Written request
Set out every line bearing the string "this".

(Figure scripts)

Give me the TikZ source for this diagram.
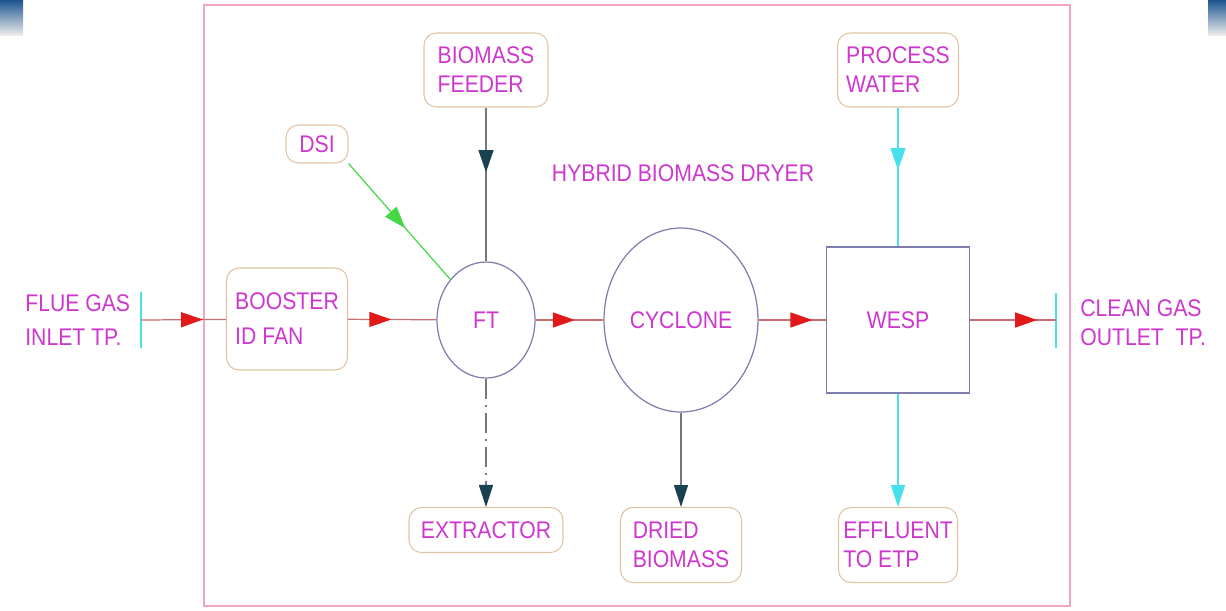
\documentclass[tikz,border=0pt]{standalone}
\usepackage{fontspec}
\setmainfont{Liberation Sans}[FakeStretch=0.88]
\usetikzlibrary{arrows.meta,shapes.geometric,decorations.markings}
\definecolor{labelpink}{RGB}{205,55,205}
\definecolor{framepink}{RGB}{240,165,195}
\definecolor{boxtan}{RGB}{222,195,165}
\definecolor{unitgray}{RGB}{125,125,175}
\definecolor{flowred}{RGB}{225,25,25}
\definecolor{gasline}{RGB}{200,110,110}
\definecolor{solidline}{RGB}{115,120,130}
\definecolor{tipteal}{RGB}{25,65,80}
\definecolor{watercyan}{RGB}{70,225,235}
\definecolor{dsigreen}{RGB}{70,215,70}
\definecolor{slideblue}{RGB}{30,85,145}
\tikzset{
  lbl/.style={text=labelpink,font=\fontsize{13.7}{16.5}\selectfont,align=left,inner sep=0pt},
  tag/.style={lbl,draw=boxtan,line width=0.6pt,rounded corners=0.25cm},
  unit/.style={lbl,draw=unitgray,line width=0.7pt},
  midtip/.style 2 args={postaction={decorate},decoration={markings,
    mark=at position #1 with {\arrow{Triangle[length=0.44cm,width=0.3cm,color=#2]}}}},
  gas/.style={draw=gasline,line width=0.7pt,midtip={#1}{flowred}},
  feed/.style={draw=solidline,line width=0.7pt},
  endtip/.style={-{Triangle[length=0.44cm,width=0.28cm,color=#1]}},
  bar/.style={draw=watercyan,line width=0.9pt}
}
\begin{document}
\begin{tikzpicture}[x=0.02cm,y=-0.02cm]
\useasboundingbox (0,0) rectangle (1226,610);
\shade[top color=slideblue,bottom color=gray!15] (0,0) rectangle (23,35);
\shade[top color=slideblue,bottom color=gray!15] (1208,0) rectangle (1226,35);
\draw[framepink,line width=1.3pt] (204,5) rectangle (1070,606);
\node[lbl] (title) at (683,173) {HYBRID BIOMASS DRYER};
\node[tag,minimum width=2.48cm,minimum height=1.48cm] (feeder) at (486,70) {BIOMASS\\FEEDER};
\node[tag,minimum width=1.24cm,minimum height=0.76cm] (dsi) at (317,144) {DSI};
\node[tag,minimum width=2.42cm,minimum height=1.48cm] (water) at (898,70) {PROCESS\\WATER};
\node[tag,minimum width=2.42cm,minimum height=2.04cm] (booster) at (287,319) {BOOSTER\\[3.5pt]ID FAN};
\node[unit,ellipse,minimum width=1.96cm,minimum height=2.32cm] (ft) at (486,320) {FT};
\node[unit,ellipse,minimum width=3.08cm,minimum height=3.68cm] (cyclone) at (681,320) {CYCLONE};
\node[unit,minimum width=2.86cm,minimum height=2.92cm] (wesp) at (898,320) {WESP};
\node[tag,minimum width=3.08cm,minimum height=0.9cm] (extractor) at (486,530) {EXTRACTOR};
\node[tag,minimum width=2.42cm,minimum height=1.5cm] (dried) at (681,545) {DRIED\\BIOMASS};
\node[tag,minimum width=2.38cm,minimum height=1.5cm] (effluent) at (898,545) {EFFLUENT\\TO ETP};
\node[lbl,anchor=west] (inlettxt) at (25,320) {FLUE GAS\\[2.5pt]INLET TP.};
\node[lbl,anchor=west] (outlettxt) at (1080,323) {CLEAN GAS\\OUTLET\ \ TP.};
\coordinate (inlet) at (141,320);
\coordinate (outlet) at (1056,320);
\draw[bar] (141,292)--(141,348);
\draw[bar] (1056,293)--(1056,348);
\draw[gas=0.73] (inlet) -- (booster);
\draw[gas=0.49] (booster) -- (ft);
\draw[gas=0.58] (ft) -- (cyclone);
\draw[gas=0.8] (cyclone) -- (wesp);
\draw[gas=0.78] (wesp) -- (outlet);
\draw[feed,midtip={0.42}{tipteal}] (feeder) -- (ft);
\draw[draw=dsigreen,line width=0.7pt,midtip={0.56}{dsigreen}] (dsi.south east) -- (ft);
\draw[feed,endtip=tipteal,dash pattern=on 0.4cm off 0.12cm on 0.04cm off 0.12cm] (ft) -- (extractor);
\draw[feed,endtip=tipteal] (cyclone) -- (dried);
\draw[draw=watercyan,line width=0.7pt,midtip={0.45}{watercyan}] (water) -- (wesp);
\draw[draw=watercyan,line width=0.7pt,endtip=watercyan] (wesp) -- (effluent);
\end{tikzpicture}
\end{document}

==

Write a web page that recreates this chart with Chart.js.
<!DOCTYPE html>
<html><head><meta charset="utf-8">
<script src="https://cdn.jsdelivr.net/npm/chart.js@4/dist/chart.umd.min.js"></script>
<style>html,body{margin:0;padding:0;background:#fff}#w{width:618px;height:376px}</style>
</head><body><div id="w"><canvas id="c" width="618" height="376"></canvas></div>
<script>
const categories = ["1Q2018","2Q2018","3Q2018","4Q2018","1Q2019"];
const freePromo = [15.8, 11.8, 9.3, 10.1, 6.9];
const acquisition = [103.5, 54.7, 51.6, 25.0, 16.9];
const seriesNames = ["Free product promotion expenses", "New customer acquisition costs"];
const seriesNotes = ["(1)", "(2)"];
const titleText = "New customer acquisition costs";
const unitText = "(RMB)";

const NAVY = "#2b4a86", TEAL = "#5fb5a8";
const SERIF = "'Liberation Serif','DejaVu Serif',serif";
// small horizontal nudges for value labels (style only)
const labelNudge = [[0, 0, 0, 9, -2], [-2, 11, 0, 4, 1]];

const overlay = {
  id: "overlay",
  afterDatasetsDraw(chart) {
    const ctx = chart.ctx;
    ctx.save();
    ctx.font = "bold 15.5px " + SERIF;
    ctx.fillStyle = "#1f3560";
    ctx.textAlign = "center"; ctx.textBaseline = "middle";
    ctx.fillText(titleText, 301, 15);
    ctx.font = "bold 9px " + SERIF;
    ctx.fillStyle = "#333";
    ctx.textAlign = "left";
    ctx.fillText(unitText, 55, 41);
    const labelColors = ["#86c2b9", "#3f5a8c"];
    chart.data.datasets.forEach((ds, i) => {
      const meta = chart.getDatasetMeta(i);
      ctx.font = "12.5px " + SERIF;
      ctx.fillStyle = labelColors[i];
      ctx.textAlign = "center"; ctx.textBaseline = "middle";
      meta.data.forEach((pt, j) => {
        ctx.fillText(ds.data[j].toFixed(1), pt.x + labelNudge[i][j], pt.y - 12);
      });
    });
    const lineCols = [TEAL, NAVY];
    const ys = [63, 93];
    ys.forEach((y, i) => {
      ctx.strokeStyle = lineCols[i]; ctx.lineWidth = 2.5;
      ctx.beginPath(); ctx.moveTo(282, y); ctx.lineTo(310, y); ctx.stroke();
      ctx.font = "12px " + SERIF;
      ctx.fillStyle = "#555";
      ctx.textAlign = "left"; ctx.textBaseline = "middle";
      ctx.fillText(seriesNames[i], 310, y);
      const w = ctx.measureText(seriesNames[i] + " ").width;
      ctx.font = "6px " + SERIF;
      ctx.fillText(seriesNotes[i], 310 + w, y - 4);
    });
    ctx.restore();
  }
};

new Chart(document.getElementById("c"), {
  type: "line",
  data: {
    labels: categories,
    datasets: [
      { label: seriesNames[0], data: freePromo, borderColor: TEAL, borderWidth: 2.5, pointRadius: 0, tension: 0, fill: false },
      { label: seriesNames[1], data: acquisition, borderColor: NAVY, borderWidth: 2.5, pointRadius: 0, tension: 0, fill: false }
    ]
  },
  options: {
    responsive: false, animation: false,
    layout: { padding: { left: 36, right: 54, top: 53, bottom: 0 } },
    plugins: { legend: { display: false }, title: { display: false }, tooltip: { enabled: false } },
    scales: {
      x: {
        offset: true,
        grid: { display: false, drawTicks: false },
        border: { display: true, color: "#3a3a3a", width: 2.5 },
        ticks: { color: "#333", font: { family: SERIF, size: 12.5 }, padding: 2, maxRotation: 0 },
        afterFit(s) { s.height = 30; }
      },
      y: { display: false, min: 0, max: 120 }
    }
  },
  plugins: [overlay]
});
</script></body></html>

Exercise response
Give me the TikZ source for this diagram.
Write a web page that recreates this chart with Chart.js.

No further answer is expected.